I looked at the module and I am not sure why I d use instead of doing the following:

function MYMODULE_boot() {
   // Some logic...
    drupal_page_is_cacheable(FALSE);
    // AND We're done.
}

drupal_page_is_cacheable is called by drupal_page_get_cache() which is called by drupal_bootstrap_page_cache
if drupal_page_is_cacheable is FALSE
then drupal_page_get_cache is false
which leads to full bootstrap.

Am I missing something?

brian_c’s picture

awm, your code would indeed prevent the current page request from being cached. But it wouldn't let you switch back and forth between cached/non-cached for the same page request.

If caching is turned on, *and there is a cached version of the page available*, then setting drupal_page_is_cacheable(FALSE); will not have any effect; you would still get the cached page no matter what.

This happens because hook_boot() is not invoked until _drupal_bootstrap_page_cache() has ALREADY determined whether to serve a cached page or not. See the following code from bootstrap.inc:

    $cache = drupal_page_get_cache();
    // If there is a cached page, display it.
    if (is_object($cache)) {
      header('X-Drupal-Cache: HIT');
      // Restore the metadata cached with the page.
      $_GET['q'] = $cache->data['path'];
      drupal_set_title($cache->data['title'], PASS_THROUGH);
      date_default_timezone_set(drupal_get_user_timezone());
      // If the skipping of the bootstrap hooks is not enforced, call
      // hook_boot.
      if (variable_get('page_cache_invoke_hooks', TRUE)) {
        bootstrap_invoke_all('boot');
      }
      drupal_serve_page_from_cache($cache);

Note that drupal_serve_page_from_cache($cache); will always be called, regardless of what happens as a result of bootstrap_invoke_all('boot').

drupal_page_is_cacheable(FALSE); will "work" insofar as it will prevent a cached version of the page from ever being created in the first place. But if you need a cached version of the page for some situations, and a dynamic version of the SAME PAGE for a different situation, you're screwed (without Dynamic Cache).

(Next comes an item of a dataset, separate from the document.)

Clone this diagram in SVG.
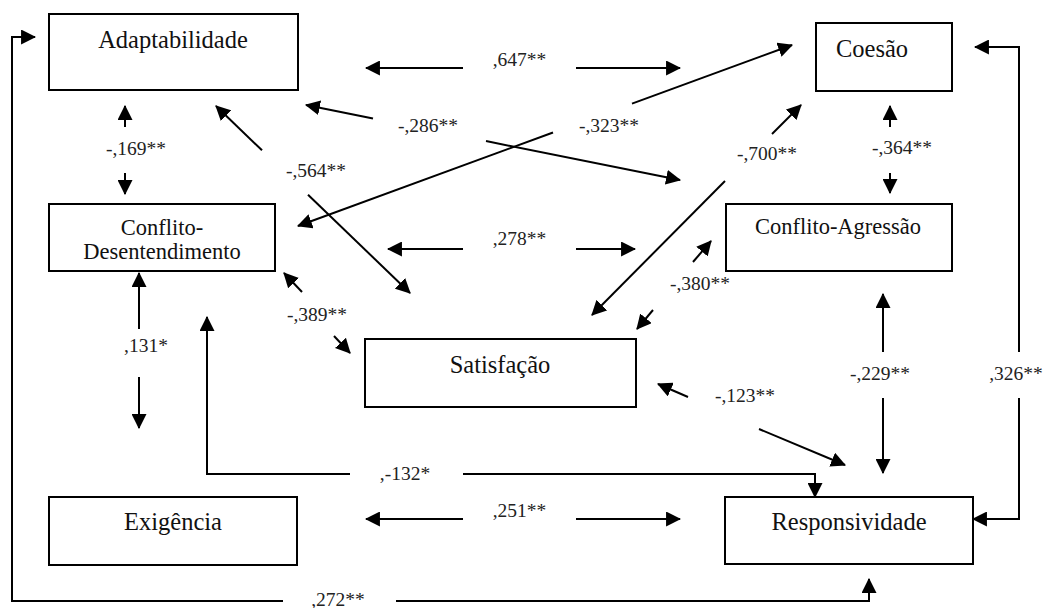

The classic scenario is the "shopping cart problem"... you want to serve cached versions of your pages (to anonymous users) for speed, UNTIL they have started added items to a "shopping cart", at which point you want to serve a dynamic page (ie, with "You have X items in your shopping cart").

Hope this clarifies things.

awm’s picture

I actually noticed that too. When the page is cached then my solution does not prevent it from switching it on / off.. thanks for prompt reply.
Another thing is why do you have the boot_fix module. would it just be similar to do drupal_boostrap(DRUPAL_BOOTSTRAP_FULL,FASLE) where the second parameter $new_phase: A boolean, set to FALSE if calling drupal_bootstrap from inside a function called from drupal_bootstrap (recursion).

Thanks

brian_c’s picture

I'm pretty sure I tried that approach with $new_phase first and it didn't work.

The problem is that D7 invokes hook_boot() from two separate locations (which are never intended to both be run in the same request), one is in DRUPAL_BOOTSTRAP_PAGE_CACHE (as described above, which only runs for cached pages) and one is in DRUPAL_BOOTSTRAP_PAGE_HEADER (which runs on new page generation).

Dynamic Cache causes both of these blocks to be run (invokes a full bootstrap from DRUPAL_BOOTSTRAP_PAGE_CACHE, which core is not expecting). So we need to intercept the hook_boot() call from DRUPAL_BOOTSTRAP_PAGE_HEADER and do nothing (ie, prevent subsequent hook_boot() calls from firing) with another "hijack".

The reason this requires an entirely separate module is because Dynamic Cache needs to run LAST (after all other hook_boot()'s), and the Bootfix module needs to run FIRST (before all other hook_boot()'s), which means they need module weights at extreme opposite ends.

awm’s picture

what could happen if I do not use boot_fix? Drupal bootstraping twice?

brian_c’s picture

If the bootfix sub-module is not used, hook_boot() is called twice (NOT the whole bootstrap process run twice, just hook_boot invoked from 2 diff locations).